Your task:
Don't copy the pictures; return every other part of the records exactly.

-- Records for the exercise start --

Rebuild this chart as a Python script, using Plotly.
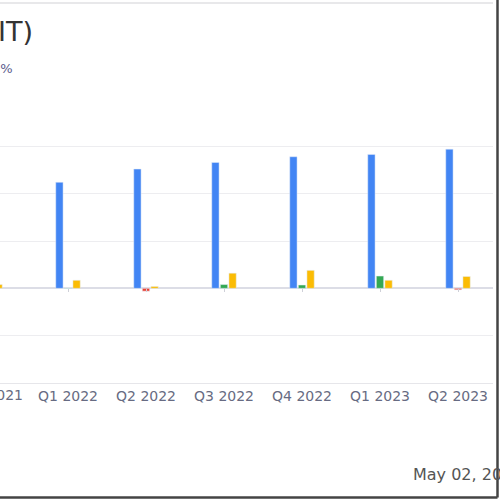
import plotly.graph_objects as go

quarters = ["Q4 2021", "Q1 2022", "Q2 2022", "Q3 2022", "Q4 2022", "Q1 2023", "Q2 2023"]
revenue = [100, 112, 126, 133, 139, 141.5, 147]
net_income = [1, 0.3, -3, 4, 3.5, 13, -1.5]
cash_flow = [4, 8.5, 2, 16, 19, 8.5, 12.5]

title_text = "Performance Overview (INIT)"
subtitle_text = "Revenue growth: 5.8%"
date_text = "May 02, 2024"

W, H = 500, 500
ML, MR, MT, MB = 0, 7, 99, 117
PW = W - ML - MR
PH = H - MT - MB


def px_x(p):
    return (p - ML) / PW


def px_y(p):
    return (H - MB - p) / PH


ni_colors = ["#34A853" if v >= 0 else "#EA4335" for v in net_income]

fig = go.Figure()
fig.add_trace(go.Bar(x=quarters, y=revenue, name="Revenue", marker_color="#4285F4"))
fig.add_trace(go.Bar(x=quarters, y=net_income, name="Net Income", marker_color=ni_colors))
fig.add_trace(go.Bar(x=quarters, y=cash_flow, name="Cash Flow", marker_color="#FBBC04"))
fig.add_trace(go.Scatter(x=quarters, y=[0] * len(quarters), xaxis="x2", mode="markers",
                         marker=dict(opacity=0), hoverinfo="skip", showlegend=False))

xr = [10 / 78, (PW + 10) / 78]

fig.update_layout(
    width=W, height=H,
    margin=dict(l=ML, r=MR, t=MT, b=MB, autoexpand=False),
    paper_bgcolor="white", plot_bgcolor="white",
    barmode="group", bargap=0.67, bargroupgap=0.15,
    showlegend=False,
    font=dict(family="DejaVu Sans", color="#666a80"),
    xaxis=dict(type="category", categoryarray=quarters, categoryorder="array",
               range=xr, showgrid=False, zeroline=False,
               showline=True, linecolor="#e6e6ea", linewidth=1,
               ticks="", tickfont=dict(size=14, color="#676b82"), ticklabelstandoff=0),
    xaxis2=dict(type="category", categoryarray=quarters, categoryorder="array",
                range=xr, overlaying="x", anchor="free", position=1 / 3,
                showgrid=False, zeroline=False, showline=False, showticklabels=False,
                ticks="outside", ticklen=3, tickcolor="#cfd0d8"),
    yaxis=dict(range=[-100, 200], dtick=50, showticklabels=False,
               gridcolor="#ededf0", gridwidth=1,
               zeroline=True, zerolinecolor="#dcdde6", zerolinewidth=1.5),
)

fig.add_annotation(text=title_text, xref="paper", yref="paper", x=px_x(35), y=px_y(31),
                   xanchor="right", yanchor="middle", showarrow=False,
                   font=dict(size=27, color="#333333", family="DejaVu Sans"))
fig.add_annotation(text=subtitle_text, xref="paper", yref="paper", x=px_x(15), y=px_y(69),
                   xanchor="right", yanchor="middle", showarrow=False,
                   font=dict(size=13, color="#5b5b8c", family="DejaVu Sans"))
fig.add_annotation(text=quarters[0], xref="paper", yref="paper", x=px_x(-7), y=px_y(395),
                   xanchor="center", yanchor="middle", showarrow=False,
                   font=dict(size=14, color="#676b82", family="DejaVu Sans"))
fig.add_annotation(text=date_text, xref="paper", yref="paper", x=px_x(411), y=px_y(474),
                   xanchor="left", yanchor="middle", showarrow=False,
                   font=dict(size=16, color="#555555", family="DejaVu Sans"))

fig.add_shape(type="line", xref="paper", yref="paper", x0=px_x(-2), x1=px_x(493),
              y0=px_y(3), y1=px_y(3), line=dict(color="#e8e8ea", width=2))
fig.add_shape(type="line", xref="paper", yref="paper", x0=px_x(497.5), x1=px_x(497.5),
              y0=px_y(-2), y1=px_y(497.5), line=dict(color="#444444", width=2.5))
fig.add_shape(type="line", xref="paper", yref="paper", x0=px_x(-2), x1=px_x(497.5),
              y0=px_y(497.5), y1=px_y(497.5), line=dict(color="#444444", width=2.5))

fig.write_html("out.html", config={"displayModeBar": False},
               post_script="document.body.style.margin='0px';")
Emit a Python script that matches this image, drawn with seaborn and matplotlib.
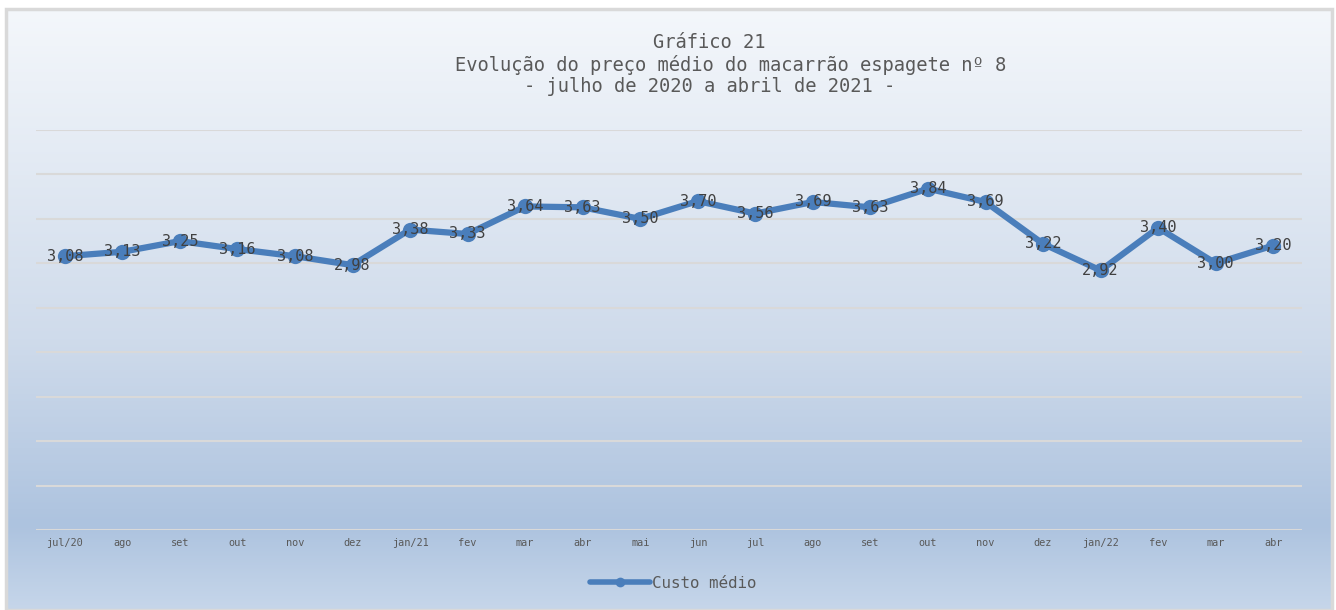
import numpy as np
import pandas as pd
import matplotlib
matplotlib.use("Agg")
import matplotlib.pyplot as plt
from matplotlib.colors import LinearSegmentedColormap
from matplotlib.patches import Rectangle
import seaborn as sns

months = ["jul/20", "ago", "set", "out", "nov", "dez", "jan/21", "fev", "mar", "abr", "mai",
          "jun", "jul", "ago", "set", "out", "nov", "dez", "jan/22", "fev", "mar", "abr"]
custo_medio = [3.08, 3.13, 3.25, 3.16, 3.08, 2.98, 3.38, 3.33, 3.64, 3.63, 3.50,
               3.70, 3.56, 3.69, 3.63, 3.84, 3.69, 3.22, 2.92, 3.40, 3.00, 3.20]
title_lines = ["Gráfico 21",
               "Evolução do preço médio do macarrão espagete nº 8",
               "- julho de 2020 a abril de 2021 -"]

sns.set_theme(style="white")
plt.rcParams["font.family"] = ["DejaVu Sans Mono", "DejaVu Sans"]

W, H = 1336, 610
fig = plt.figure(figsize=(W / 100, H / 100), dpi=100)
fig.patch.set_facecolor("white")

# gradient background box
bg = fig.add_axes([6 / W, 0, (1332 - 6) / W, (H - 9) / H], zorder=0)
cmap = LinearSegmentedColormap.from_list(
    "bg", [(0, "#f4f7fb"), (0.55, "#cfdbeb"), (0.86, "#adc3df"), (1.0, "#c6d6ea")])
bg.imshow(np.linspace(0, 1, 256).reshape(-1, 1), aspect="auto", cmap=cmap,
          extent=[0, 1, 0, 1], origin="upper")
bg.set_xlim(0, 1)
bg.set_ylim(0, 1)
bg.axis("off")
bg.add_patch(Rectangle((0, 0), 1, 1, transform=bg.transAxes, fill=False,
                       edgecolor="#d9d9d9", linewidth=2.5, clip_on=False))

ax = fig.add_axes([36 / W, 1 - 530 / H, (1302 - 36) / W, 400 / H], zorder=1)
ax.set_facecolor("none")

df = pd.DataFrame({"x": np.arange(len(months)), "y": custo_medio})
sns.lineplot(data=df, x="x", y="y", ax=ax, color="#4a7ebb", linewidth=4.5,
             marker="o", markersize=11, markeredgewidth=0, sort=False,
             label="Custo médio")

for xi, yi in zip(df["x"], df["y"]):
    ax.text(xi, yi, f"{yi:.2f}".replace(".", ","), ha="center", va="center",
            fontsize=11, color="#404040", zorder=5)

ax.set_xlim(-0.5, len(months) - 0.5)
ax.set_ylim(0, 4.5)
ax.set_yticks(np.arange(0, 4.51, 0.5))
ax.set_yticklabels([])
ax.grid(axis="y", color="#d9d9d9", linewidth=1.5)
ax.set_xticks(df["x"])
ax.set_xticklabels(months, fontsize=7.4, color="#595959")
ax.tick_params(axis="x", length=0, pad=6)
ax.tick_params(axis="y", length=0)
ax.set_xlabel("")
ax.set_ylabel("")
for s in ax.spines.values():
    s.set_visible(False)

leg = ax.legend(loc="center", bbox_to_anchor=(673 / W, 1 - 583 / H),
                bbox_transform=fig.transFigure, frameon=False, fontsize=11.4,
                handlelength=3.8, handletextpad=0.1)
for t in leg.get_texts():
    t.set_color("#595959")
for h in leg.legend_handles:
    h.set_markersize(7)
    h.set_linewidth(4)

title_pos = [(709, 42), (731, 65), (710, 87)]
for txt, (px, py) in zip(title_lines, title_pos):
    fig.text(px / W, 1 - py / H, txt, ha="center", va="center",
             fontsize=13.5, color="#595959")

fig.savefig("out.png", dpi=100)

-- Records for the exercise end --

Result of the exercise:
Rebuild this chart as a Python script, using Plotly.
import plotly.graph_objects as go

quarters = ["Q4 2021", "Q1 2022", "Q2 2022", "Q3 2022", "Q4 2022", "Q1 2023", "Q2 2023"]
revenue = [100, 112, 126, 133, 139, 141.5, 147]
net_income = [1, 0.3, -3, 4, 3.5, 13, -1.5]
cash_flow = [4, 8.5, 2, 16, 19, 8.5, 12.5]

title_text = "Performance Overview (INIT)"
subtitle_text = "Revenue growth: 5.8%"
date_text = "May 02, 2024"

W, H = 500, 500
ML, MR, MT, MB = 0, 7, 99, 117
PW = W - ML - MR
PH = H - MT - MB


def px_x(p):
    return (p - ML) / PW


def px_y(p):
    return (H - MB - p) / PH


ni_colors = ["#34A853" if v >= 0 else "#EA4335" for v in net_income]

fig = go.Figure()
fig.add_trace(go.Bar(x=quarters, y=revenue, name="Revenue", marker_color="#4285F4"))
fig.add_trace(go.Bar(x=quarters, y=net_income, name="Net Income", marker_color=ni_colors))
fig.add_trace(go.Bar(x=quarters, y=cash_flow, name="Cash Flow", marker_color="#FBBC04"))
fig.add_trace(go.Scatter(x=quarters, y=[0] * len(quarters), xaxis="x2", mode="markers",
                         marker=dict(opacity=0), hoverinfo="skip", showlegend=False))

xr = [10 / 78, (PW + 10) / 78]

fig.update_layout(
    width=W, height=H,
    margin=dict(l=ML, r=MR, t=MT, b=MB, autoexpand=False),
    paper_bgcolor="white", plot_bgcolor="white",
    barmode="group", bargap=0.67, bargroupgap=0.15,
    showlegend=False,
    font=dict(family="DejaVu Sans", color="#666a80"),
    xaxis=dict(type="category", categoryarray=quarters, categoryorder="array",
               range=xr, showgrid=False, zeroline=False,
               showline=True, linecolor="#e6e6ea", linewidth=1,
               ticks="", tickfont=dict(size=14, color="#676b82"), ticklabelstandoff=0),
    xaxis2=dict(type="category", categoryarray=quarters, categoryorder="array",
                range=xr, overlaying="x", anchor="free", position=1 / 3,
                showgrid=False, zeroline=False, showline=False, showticklabels=False,
                ticks="outside", ticklen=3, tickcolor="#cfd0d8"),
    yaxis=dict(range=[-100, 200], dtick=50, showticklabels=False,
               gridcolor="#ededf0", gridwidth=1,
               zeroline=True, zerolinecolor="#dcdde6", zerolinewidth=1.5),
)

fig.add_annotation(text=title_text, xref="paper", yref="paper", x=px_x(35), y=px_y(31),
                   xanchor="right", yanchor="middle", showarrow=False,
                   font=dict(size=27, color="#333333", family="DejaVu Sans"))
fig.add_annotation(text=subtitle_text, xref="paper", yref="paper", x=px_x(15), y=px_y(69),
                   xanchor="right", yanchor="middle", showarrow=False,
                   font=dict(size=13, color="#5b5b8c", family="DejaVu Sans"))
fig.add_annotation(text=quarters[0], xref="paper", yref="paper", x=px_x(-7), y=px_y(395),
                   xanchor="center", yanchor="middle", showarrow=False,
                   font=dict(size=14, color="#676b82", family="DejaVu Sans"))
fig.add_annotation(text=date_text, xref="paper", yref="paper", x=px_x(411), y=px_y(474),
                   xanchor="left", yanchor="middle", showarrow=False,
                   font=dict(size=16, color="#555555", family="DejaVu Sans"))

fig.add_shape(type="line", xref="paper", yref="paper", x0=px_x(-2), x1=px_x(493),
              y0=px_y(3), y1=px_y(3), line=dict(color="#e8e8ea", width=2))
fig.add_shape(type="line", xref="paper", yref="paper", x0=px_x(497.5), x1=px_x(497.5),
              y0=px_y(-2), y1=px_y(497.5), line=dict(color="#444444", width=2.5))
fig.add_shape(type="line", xref="paper", yref="paper", x0=px_x(-2), x1=px_x(497.5),
              y0=px_y(497.5), y1=px_y(497.5), line=dict(color="#444444", width=2.5))

fig.write_html("out.html", config={"displayModeBar": False},
               post_script="document.body.style.margin='0px';")
Emit a Python script that matches this image, drawn with seaborn and matplotlib.
import numpy as np
import pandas as pd
import matplotlib
matplotlib.use("Agg")
import matplotlib.pyplot as plt
from matplotlib.colors import LinearSegmentedColormap
from matplotlib.patches import Rectangle
import seaborn as sns

months = ["jul/20", "ago", "set", "out", "nov", "dez", "jan/21", "fev", "mar", "abr", "mai",
          "jun", "jul", "ago", "set", "out", "nov", "dez", "jan/22", "fev", "mar", "abr"]
custo_medio = [3.08, 3.13, 3.25, 3.16, 3.08, 2.98, 3.38, 3.33, 3.64, 3.63, 3.50,
               3.70, 3.56, 3.69, 3.63, 3.84, 3.69, 3.22, 2.92, 3.40, 3.00, 3.20]
title_lines = ["Gráfico 21",
               "Evolução do preço médio do macarrão espagete nº 8",
               "- julho de 2020 a abril de 2021 -"]

sns.set_theme(style="white")
plt.rcParams["font.family"] = ["DejaVu Sans Mono", "DejaVu Sans"]

W, H = 1336, 610
fig = plt.figure(figsize=(W / 100, H / 100), dpi=100)
fig.patch.set_facecolor("white")

# gradient background box
bg = fig.add_axes([6 / W, 0, (1332 - 6) / W, (H - 9) / H], zorder=0)
cmap = LinearSegmentedColormap.from_list(
    "bg", [(0, "#f4f7fb"), (0.55, "#cfdbeb"), (0.86, "#adc3df"), (1.0, "#c6d6ea")])
bg.imshow(np.linspace(0, 1, 256).reshape(-1, 1), aspect="auto", cmap=cmap,
          extent=[0, 1, 0, 1], origin="upper")
bg.set_xlim(0, 1)
bg.set_ylim(0, 1)
bg.axis("off")
bg.add_patch(Rectangle((0, 0), 1, 1, transform=bg.transAxes, fill=False,
                       edgecolor="#d9d9d9", linewidth=2.5, clip_on=False))

ax = fig.add_axes([36 / W, 1 - 530 / H, (1302 - 36) / W, 400 / H], zorder=1)
ax.set_facecolor("none")

df = pd.DataFrame({"x": np.arange(len(months)), "y": custo_medio})
sns.lineplot(data=df, x="x", y="y", ax=ax, color="#4a7ebb", linewidth=4.5,
             marker="o", markersize=11, markeredgewidth=0, sort=False,
             label="Custo médio")

for xi, yi in zip(df["x"], df["y"]):
    ax.text(xi, yi, f"{yi:.2f}".replace(".", ","), ha="center", va="center",
            fontsize=11, color="#404040", zorder=5)

ax.set_xlim(-0.5, len(months) - 0.5)
ax.set_ylim(0, 4.5)
ax.set_yticks(np.arange(0, 4.51, 0.5))
ax.set_yticklabels([])
ax.grid(axis="y", color="#d9d9d9", linewidth=1.5)
ax.set_xticks(df["x"])
ax.set_xticklabels(months, fontsize=7.4, color="#595959")
ax.tick_params(axis="x", length=0, pad=6)
ax.tick_params(axis="y", length=0)
ax.set_xlabel("")
ax.set_ylabel("")
for s in ax.spines.values():
    s.set_visible(False)

leg = ax.legend(loc="center", bbox_to_anchor=(673 / W, 1 - 583 / H),
                bbox_transform=fig.transFigure, frameon=False, fontsize=11.4,
                handlelength=3.8, handletextpad=0.1)
for t in leg.get_texts():
    t.set_color("#595959")
for h in leg.legend_handles:
    h.set_markersize(7)
    h.set_linewidth(4)

title_pos = [(709, 42), (731, 65), (710, 87)]
for txt, (px, py) in zip(title_lines, title_pos):
    fig.text(px / W, 1 - py / H, txt, ha="center", va="center",
             fontsize=13.5, color="#595959")

fig.savefig("out.png", dpi=100)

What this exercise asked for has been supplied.